I was impressed by the price, quality and service and they send me their catalogue every week. Normally they do really neat stuff like LED toilet brushes B) however at the moment I note the following, free shipping:


digital stick thermometer

And IR laser Thermometers

There's a range of the IR ones up to about $40, maybe the dearer ones are more accurate. I'm buying two thermometers as backup in case my current ones die. 

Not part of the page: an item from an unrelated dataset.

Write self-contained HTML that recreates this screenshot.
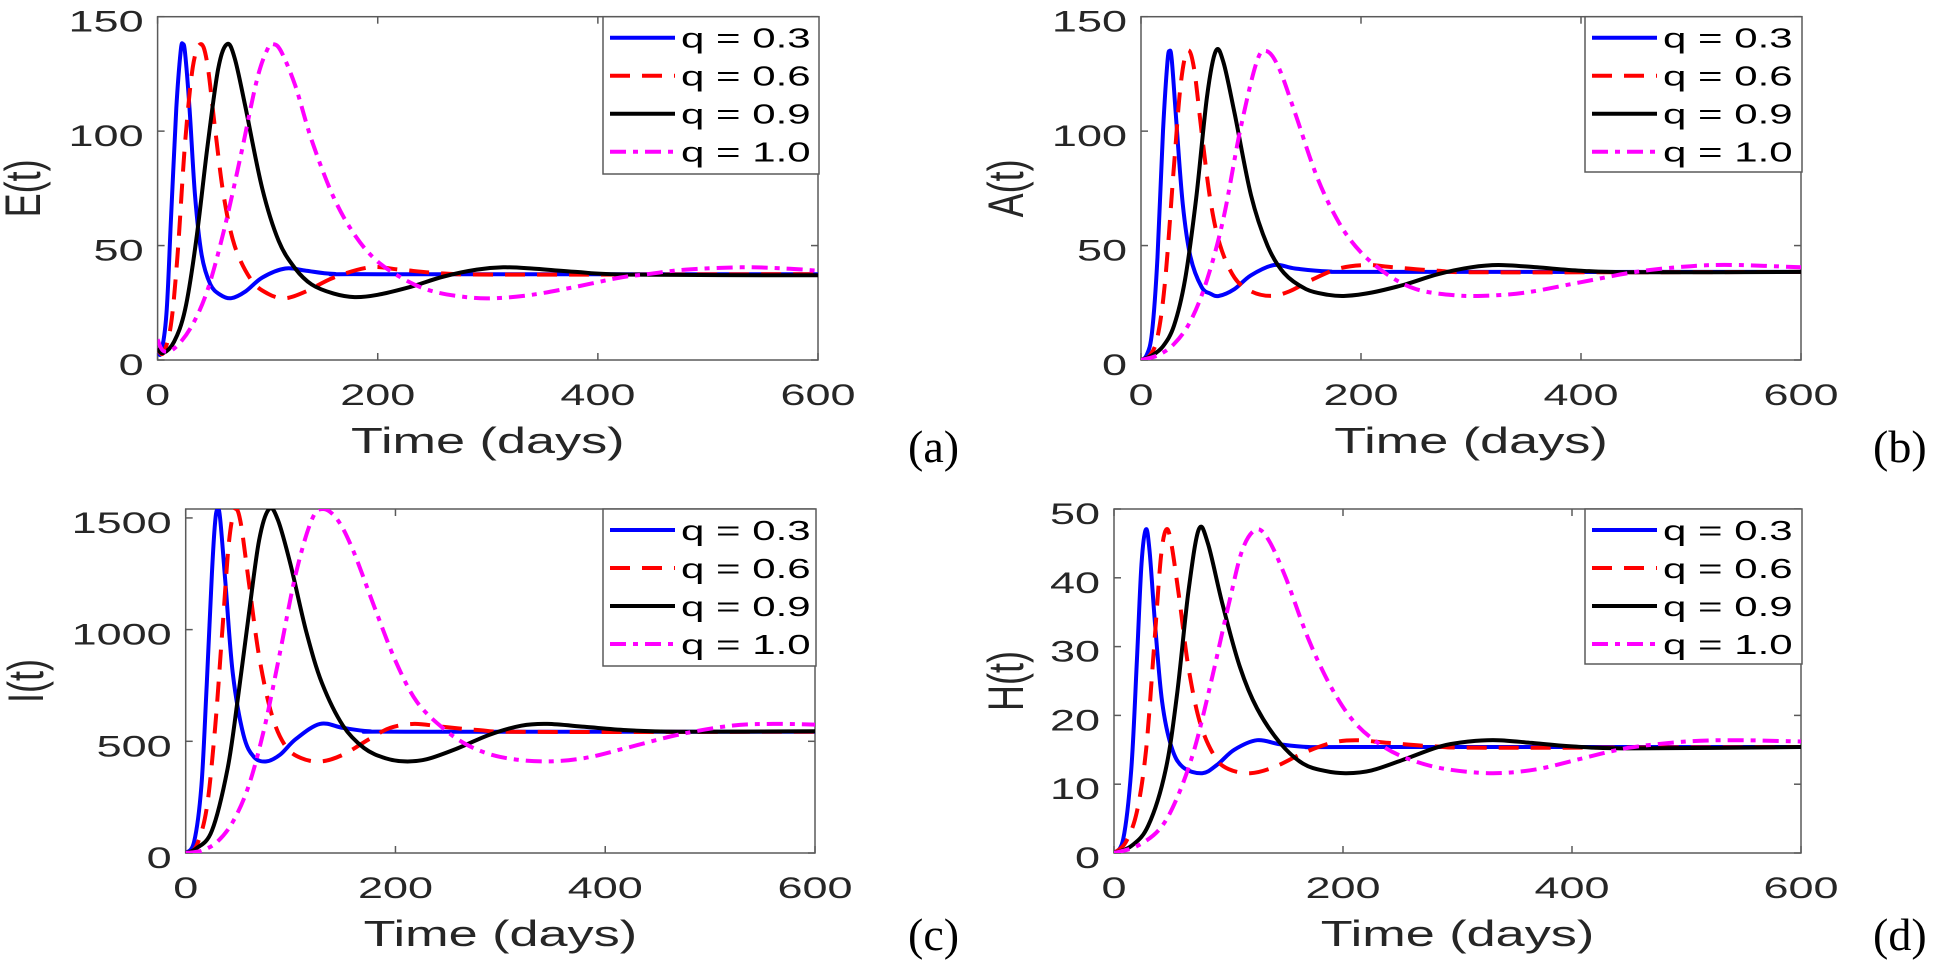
<!DOCTYPE html>
<html><head><meta charset="utf-8"><style>
html,body{margin:0;padding:0;background:#fff;}
svg{display:block;}
.tk{font-family:"Liberation Sans",sans-serif;font-size:30px;fill:#262626;}
.lg{font-family:"Liberation Sans",sans-serif;font-size:28px;fill:#000;}
.xl{font-family:"Liberation Sans",sans-serif;font-size:36px;fill:#262626;}
.pl{font-family:"Liberation Serif",serif;font-size:46px;fill:#000;}
</style></head><body>
<svg id="fig" width="1951" height="970" viewBox="0 0 1951 970" xmlns="http://www.w3.org/2000/svg"></svg>
<script>
// ---- data ----
const xTicks = [0, 200, 400, 600];
const seriesLabels = ["q = 0.3", "q = 0.6", "q = 0.9", "q = 1.0"];
// Panel (a) E(t)
const aT0 = [0,3,8,12,17,21,23,25,29,34,40,48,57,67,80,95,116,135,160,200,600];
const aV0 = [5,3,20,60,110,135,138,134,110,72,46,33,28.5,27,30,36,40,39,37.6,37.5,37.5];
const aT1 = [0,5,12,18,25,32,39,45,52,60,70,85,100,116,135,160,193,220,260,320,600];
const aV1 = [5,3,15,45,95,128,138,130,102,72,50,35,29,27,30,36,40.5,39.5,37.8,37.3,37.5];
const aT2 = [0,5,15,25,35,45,55,63,70,80,95,110,125,140,160,179,200,230,260,290,314,340,380,430,600];
const aV2 = [5,3,8,22,52,92,127,138,132,110,75,52,40,33,29,27.5,28.5,32,36.5,39.5,40.5,40,38.5,37.3,37];
const aT3 = [0,5,15,30,45,60,75,90,100,105,112,125,140,160,180,200,225,250,280,306,340,380,420,445,480,530,570,600];
const aV3 = [9,4,5,14,30,56,88,122,136,138,135,120,96,71,54,43,35,30,27.5,27,28.5,32,36,37.5,39.5,40.5,40,39];
// Panel (b) A(t)
const bT0 = [0,5,10,15,20,24,26,28,32,38,45,55,63,71,85,100,121,140,170,220,600];
const bV0 = [0,2,12,45,100,130,135,131,105,68,45,32,29,28,31,37,41.5,40,38.7,38.5,38.5];
const bT1 = [0,8,15,22,30,36,42,48,55,63,72,85,100,118,135,155,180,205,230,270,320,600];
const bV1 = [0,2,10,35,85,120,135,128,100,70,50,36,30,28,30,35,40,41.5,40.5,39,38.3,38.5];
const bT2 = [0,10,20,30,40,50,60,68,75,85,100,115,130,150,170,186,210,240,270,300,325,360,400,450,600];
const bV2 = [0,2,6,15,35,70,115,135,130,108,72,50,38,31,28.5,28,29.5,33,37.5,40.5,41.5,40.5,39,38.3,38.5];
const bT3 = [0,15,30,45,60,75,90,105,114,125,140,160,180,200,225,250,280,310,350,400,450,500,540,600];
const bV3 = [0,2,7,17,35,62,100,130,135,128,108,80,60,47,37,31,28.5,28,29.5,34,38.5,41,41.5,40.5];
// Panel (c) I(t)
const cT0 = [0,8,15,20,25,28,30.5,33,38,45,55,65,77,90,105,128,150,175,210,600];
const cV0 = [0,50,300,750,1250,1480,1540,1490,1200,800,530,430,410,440,510,578,560,545,543,543];
const cT1 = [0,10,20,28,35,41,46.5,52,60,70,82,95,110,129,150,175,195,218,245,280,330,600];
const cV1 = [0,30,200,560,1000,1380,1530,1490,1220,880,620,480,425,410,440,510,560,578,565,550,542,543];
const cT2 = [0,10,25,40,50,60,70,79.5,88,100,115,130,150,170,190,209,230,260,290,320,345,380,420,470,600];
const cV2 = [0,20,100,380,700,1060,1400,1540,1490,1290,990,760,570,470,425,410,420,470,530,570,578,565,550,543,545];
const cT3 = [0,15,30,45,60,75,90,105,120,131,145,160,180,200,220,245,270,300,340,380,420,470,520,560,600];
const cV3 = [0,10,50,140,300,560,900,1250,1490,1540,1490,1350,1100,860,680,560,480,430,410,425,470,530,570,578,575];
// Panel (d) H(t)
const dT0 = [0,8,15,20,24,27.8,31,36,42,50,60,77,90,105,125,145,170,210,600];
const dV0 = [0,2,12,28,42,47,44,33,22,15.5,12.5,11.6,12.8,15,16.4,15.8,15.4,15.4,15.4];
const dT1 = [0,10,20,28,35,41,45.6,50,57,65,75,88,100,119,140,165,190,211,240,280,330,600];
const dV1 = [0,1.5,6,15,30,43,47,45,37,27,19,14,12.2,11.6,12.5,14.5,16,16.4,16,15.5,15.3,15.4];
const dT2 = [0,15,30,45,55,65,74,82,95,110,125,145,165,185,203,225,255,285,310,335,365,400,450,600];
const dV2 = [0,1,4,12,23,38,47,45,36,27,21,16,13,11.9,11.6,12,13.7,15.5,16.2,16.4,16,15.5,15.2,15.4];
const dT3 = [0,20,40,55,70,85,100,112,124,135,150,170,190,210,235,260,290,331,370,410,450,500,543,600];
const dV3 = [0,1,3.5,8,15,25,36,44,47,45.5,40,31,24,19,15.5,13.5,12.2,11.6,12.2,13.8,15.3,16.2,16.4,16.2];
const aYTicks = [0,50,100,150];
const bYTicks = [0,50,100,150];
const cYTicks = [0,500,1000,1500];
const dYTicks = [0,10,20,30,40,50];

const NS = "http://www.w3.org/2000/svg";
const svg = document.getElementById('fig');
function mk(tag, attrs, parent){ const e=document.createElementNS(NS,tag); for(const k in attrs) e.setAttribute(k,attrs[k]); (parent||svg).appendChild(e); return e; }

const colors = ["#0000ff","#ff0000","#000000","#ff00ff"];
const dashes = ["none","20 12","none","16 7 5 7"];

const panels = [
  {id:'a', L:157.6, R:818, T:16.7, B:360, ymax:150, yt:aYTicks, lab:'E(t)', labX:27, tag:'(a)', tagX:908, tagY:462,
   series:[[aT0,aV0],[aT1,aV1],[aT2,aV2],[aT3,aV3]], leg:{x:603,y:16.7,b:174}},
  {id:'b', L:1141, R:1801, T:16.7, B:360, ymax:150, yt:bYTicks, lab:'A(t)', labX:1010, tag:'(b)', tagX:1873, tagY:462,
   series:[[bT0,bV0],[bT1,bV1],[bT2,bV2],[bT3,bV3]], leg:{x:1585,y:16.7,b:172}},
  {id:'c', L:185.7, R:815, T:509, B:853, ymax:1540, yt:cYTicks, lab:'I(t)', labX:30, tag:'(c)', tagX:908, tagY:950,
   series:[[cT0,cV0],[cT1,cV1],[cT2,cV2],[cT3,cV3]], leg:{x:603,y:509,b:666}},
  {id:'d', L:1114, R:1801, T:509, B:853, ymax:50, yt:dYTicks, lab:'H(t)', labX:1010, tag:'(d)', tagX:1873, tagY:950,
   series:[[dT0,dV0],[dT1,dV1],[dT2,dV2],[dT3,dV3]], leg:{x:1585,y:509,b:664}}
];

function pathFrom(pts){
  let d = `M${pts[0][0].toFixed(1)},${pts[0][1].toFixed(1)}`;
  for(let i=0;i<pts.length-1;i++){
    const p0=pts[Math.max(0,i-1)], p1=pts[i], p2=pts[i+1], p3=pts[Math.min(pts.length-1,i+2)];
    const c1=[p1[0]+(p2[0]-p0[0])/6, p1[1]+(p2[1]-p0[1])/6];
    const c2=[p2[0]-(p3[0]-p1[0])/6, p2[1]-(p3[1]-p1[1])/6];
    d += ` C${c1[0].toFixed(1)},${c1[1].toFixed(1)} ${c2[0].toFixed(1)},${c2[1].toFixed(1)} ${p2[0].toFixed(1)},${p2[1].toFixed(1)}`;
  }
  return d;
}

panels.forEach(p=>{
  const g = mk('g',{});
  
  
  const xs = t => p.L + (t/600)*(p.R-p.L);
  const ys = v => p.B - (v/p.ymax)*(p.B-p.T);
  const cp = mk('clipPath',{id:'clip'+p.id},g);
  mk('rect',{x:p.L,y:p.T,width:p.R-p.L,height:p.B-p.T},cp);
  // axes box
  const box = mk('rect',{x:p.L,y:p.T,width:p.R-p.L,height:p.B-p.T,fill:'none',stroke:'#5a5a5a','stroke-width':1.5},g);
  
  
  // x ticks
  xTicks.forEach(t=>{
    const x=xs(t);
    mk('line',{x1:x,y1:p.B,x2:x,y2:p.B-7,stroke:'#5a5a5a','stroke-width':1.5},g);
    mk('line',{x1:x,y1:p.T,x2:x,y2:p.T+7,stroke:'#5a5a5a','stroke-width':1.5},g);
    const tx = mk('text',{class:'tk','text-anchor':'middle',transform:`translate(${x},${p.B+45}) scale(1.5,1)`},g);
    
    
    tx.textContent = t;
  });
  p.yt.forEach(v=>{
    const y=ys(v);
    mk('line',{x1:p.L,y1:y,x2:p.L+7,y2:y,stroke:'#5a5a5a','stroke-width':1.5},g);
    mk('line',{x1:p.R,y1:y,x2:p.R-7,y2:y,stroke:'#5a5a5a','stroke-width':1.5},g);
    const tx = mk('text',{class:'tk','text-anchor':'end',transform:`translate(${p.L-14},${y+15}) scale(1.5,1)`},g);
    
    
    tx.textContent = v;
  });
  // labels
  const xl = mk('text',{class:'xl','text-anchor':'middle',transform:`translate(${(p.L+p.R)/2},${p.B+93}) scale(1.45,1)`},g);
  
  
  xl.textContent='Time (days)';
  const yl = mk('text',{class:'xl','text-anchor':'middle',transform:`translate(${p.labX+13},${(p.T+p.B)/2}) scale(1.4,1) rotate(-90)`},g);
  
  
  yl.textContent=p.lab;
  const tg = mk('text',{class:'pl',x:p.tagX,y:p.tagY},g);
  
  
  tg.textContent=p.tag;
  // series
  const sg = mk('g',{'clip-path':`url(#clip${p.id})`},g);
  p.series.forEach((s,i)=>{
    const pts = s[0].map((t,j)=>[xs(t), ys(s[1][j])]);
    const path = mk('path',{d:pathFrom(pts),fill:'none',stroke:colors[i],'stroke-width':4,'stroke-dasharray':dashes[i],'stroke-linejoin':'round'},sg);
    
    
  });
  // legend
  const lgx=p.leg.x, lgw=p.R-p.leg.x+1, lgh=p.leg.b-p.leg.y;
  const lg = mk('g',{},g);
  
  
  mk('rect',{x:lgx,y:p.leg.y,width:lgw,height:lgh,fill:'#fff',stroke:'#5a5a5a','stroke-width':1.5},lg);
  seriesLabels.forEach((name,i)=>{
    const ry = p.leg.y + 21 + i*38;
    const e = mk('g',{},lg);
    
    
    mk('line',{x1:lgx+7,y1:ry,x2:lgx+72,y2:ry,stroke:colors[i],'stroke-width':4,'stroke-dasharray':dashes[i]},e);
    const t = mk('text',{class:'lg',transform:`translate(${lgx+78},${ry+10}) scale(1.5,1)`},e);
    t.textContent=name;
  });
});
</script>
</body></html>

Anyway, recommended store but no further affiliation.


----------



## Newbee(r) (25/3/12)

Bribie G said:


> I buy shit from an online store in HK - originally I got a few pairs of Red / cyan glasses for looking at 3D anaglyphs, minor hobby of mine.
> 
> I was impressed by the price, quality and service and they send me their catalogue every week. Normally they do really neat stuff like LED toilet brushes B) however at the moment I note the following, free shipping:
> 
> ...




Laser thermometers are absolutely awesome - nice price for those - I paid about $50 on ebay about 5 years ago and mine are still going strong. I use mine all the time for most of my brewing processes -starter temps, mash, chilling, etc - also handy if you are working on an engine.


----------



## QldKev (25/3/12)

I used to use the basic probe one for brewing, and it served me many brews. I've now converted to using the stc-1000 as a thermometer, and you don't have to hold it, and you can read it from anywhere in the brew house. But if you want a probe thermometer I can recommend them.

ebay is pretty good pricing for both of them

Under $4 delivered for the probe one
http://www.ebay.com.au/itm/Kitchen-BBQ-Dig...=item4155155542 


and even the IR
http://www.ebay.com.au/itm/Non-Contact-IR-...=item1c24c7dd04


----------